**YOUR OBJECTIVE:** Omit every picture and return the rest of the data unaltered.

**DATA SHOWN:**
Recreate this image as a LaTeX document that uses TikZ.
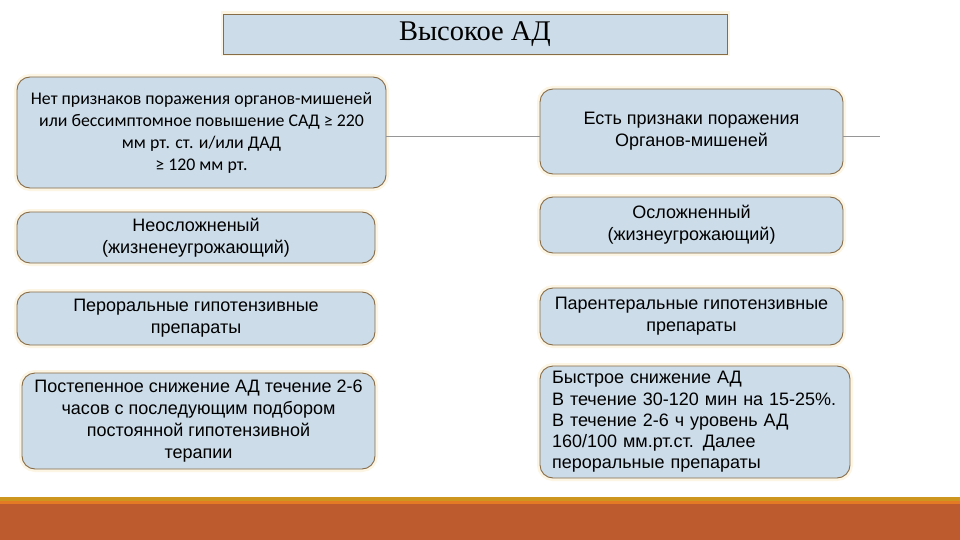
\documentclass[tikz,border=0pt]{standalone}
\usepackage{fontspec}
\setmainfont{Liberation Sans}
\newfontfamily\serifA{Liberation Serif}
\newfontfamily\calib{Carlito}
\definecolor{boxfill}{RGB}{204,220,233}
\definecolor{boxedge}{RGB}{135,108,72}
\definecolor{halo}{RGB}{252,245,228}
\definecolor{linegray}{RGB}{150,150,150}
\definecolor{barGold}{RGB}{205,150,30}
\definecolor{barOrange}{RGB}{228,122,36}
\definecolor{barRust}{RGB}{190,91,46}
\tikzset{
  rbox/.style={draw=boxedge, line width=0.9pt, fill=boxfill, rounded corners=13pt,
    preaction={draw=halo, line width=6pt},
    align=center, inner sep=0pt, font=\fontsize{18}{22}\selectfont},
  titlebox/.style={draw=boxedge, line width=0.8pt, fill=boxfill, inner sep=0pt,
    preaction={draw=halo, line width=5pt},
    font=\serifA\fontsize{28.5}{30}\selectfont},
  conn/.style={draw=linegray, line width=0.6pt}
}
\begin{document}
\begin{tikzpicture}[x=1pt,y=-1pt]
\useasboundingbox (0,0) rectangle (960,540);
\fill[white] (0,0) rectangle (960,540);
% bottom bar
\fill[barGold] (0,497) rectangle (960,501);
\fill[barOrange] (0,501) rectangle (960,504);
\fill[barRust] (0,504) rectangle (960,540);

\node[titlebox, minimum width=504pt, minimum height=40pt] (title) at (475,34) {Высокое АД};

\coordinate (rend) at (880,136);

\node[rbox, minimum width=369pt, minimum height=111pt, font=\calib\fontsize{17.8}{22}\selectfont] (l1) at (201.5,132.5)
  {Нет признаков поражения органов-мишеней\\или бессимптомное повышение САД ≥ 220\\мм рт. ст. и/или ДАД\\≥ 120 мм рт.};
\node[rbox, minimum width=303pt, minimum height=85pt] (r1) at (691.5,131.5)
  {Есть признаки поражения\\Органов-мишеней};

\draw[conn] (l1.east |- rend) -- (r1.west |- rend);
\draw[conn] (r1.east |- rend) -- (rend);

\node[rbox, minimum width=358pt, minimum height=51pt] (l2) at (196,237.5)
  {Неосложненый\\(жизненеугрожающий)};
\node[rbox, minimum width=303pt, minimum height=56pt] (r2) at (691.5,225)
  {Осложненный\\(жизнеугрожающий)};

\node[rbox, minimum width=358pt, minimum height=53pt] (l3) at (196,318.5)
  {Пероральные гипотензивные\\препараты};
\node[rbox, minimum width=303pt, minimum height=57pt] (r3) at (691.5,316.5)
  {Парентеральные гипотензивные\\препараты};

\node[rbox, minimum width=353pt, minimum height=96pt] (l4) at (198.5,421)
  {Постепенное снижение АД течение 2-6\\часов с последующим подбором\\постоянной гипотензивной\\терапии};
\node[rbox, minimum width=310pt, minimum height=112pt, text width=286pt, align=left, font=\fontsize{18}{21.3}\selectfont] (r4) at (695,422)
  {Быстрое снижение АД\\В течение 30-120 мин на 15-25\%.\\В течение 2-6 ч уровень АД\\160/100 мм.рт.ст. Далее\\пероральные препараты};
\end{tikzpicture}
\end{document}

**EXERCISE RESPONSE:**
Recreate this image as a LaTeX document that uses TikZ.
\documentclass[tikz,border=0pt]{standalone}
\usepackage{fontspec}
\setmainfont{Liberation Sans}
\newfontfamily\serifA{Liberation Serif}
\newfontfamily\calib{Carlito}
\definecolor{boxfill}{RGB}{204,220,233}
\definecolor{boxedge}{RGB}{135,108,72}
\definecolor{halo}{RGB}{252,245,228}
\definecolor{linegray}{RGB}{150,150,150}
\definecolor{barGold}{RGB}{205,150,30}
\definecolor{barOrange}{RGB}{228,122,36}
\definecolor{barRust}{RGB}{190,91,46}
\tikzset{
  rbox/.style={draw=boxedge, line width=0.9pt, fill=boxfill, rounded corners=13pt,
    preaction={draw=halo, line width=6pt},
    align=center, inner sep=0pt, font=\fontsize{18}{22}\selectfont},
  titlebox/.style={draw=boxedge, line width=0.8pt, fill=boxfill, inner sep=0pt,
    preaction={draw=halo, line width=5pt},
    font=\serifA\fontsize{28.5}{30}\selectfont},
  conn/.style={draw=linegray, line width=0.6pt}
}
\begin{document}
\begin{tikzpicture}[x=1pt,y=-1pt]
\useasboundingbox (0,0) rectangle (960,540);
\fill[white] (0,0) rectangle (960,540);
% bottom bar
\fill[barGold] (0,497) rectangle (960,501);
\fill[barOrange] (0,501) rectangle (960,504);
\fill[barRust] (0,504) rectangle (960,540);

\node[titlebox, minimum width=504pt, minimum height=40pt] (title) at (475,34) {Высокое АД};

\coordinate (rend) at (880,136);

\node[rbox, minimum width=369pt, minimum height=111pt, font=\calib\fontsize{17.8}{22}\selectfont] (l1) at (201.5,132.5)
  {Нет признаков поражения органов-мишеней\\или бессимптомное повышение САД ≥ 220\\мм рт. ст. и/или ДАД\\≥ 120 мм рт.};
\node[rbox, minimum width=303pt, minimum height=85pt] (r1) at (691.5,131.5)
  {Есть признаки поражения\\Органов-мишеней};

\draw[conn] (l1.east |- rend) -- (r1.west |- rend);
\draw[conn] (r1.east |- rend) -- (rend);

\node[rbox, minimum width=358pt, minimum height=51pt] (l2) at (196,237.5)
  {Неосложненый\\(жизненеугрожающий)};
\node[rbox, minimum width=303pt, minimum height=56pt] (r2) at (691.5,225)
  {Осложненный\\(жизнеугрожающий)};

\node[rbox, minimum width=358pt, minimum height=53pt] (l3) at (196,318.5)
  {Пероральные гипотензивные\\препараты};
\node[rbox, minimum width=303pt, minimum height=57pt] (r3) at (691.5,316.5)
  {Парентеральные гипотензивные\\препараты};

\node[rbox, minimum width=353pt, minimum height=96pt] (l4) at (198.5,421)
  {Постепенное снижение АД течение 2-6\\часов с последующим подбором\\постоянной гипотензивной\\терапии};
\node[rbox, minimum width=310pt, minimum height=112pt, text width=286pt, align=left, font=\fontsize{18}{21.3}\selectfont] (r4) at (695,422)
  {Быстрое снижение АД\\В течение 30-120 мин на 15-25\%.\\В течение 2-6 ч уровень АД\\160/100 мм.рт.ст. Далее\\пероральные препараты};
\end{tikzpicture}
\end{document}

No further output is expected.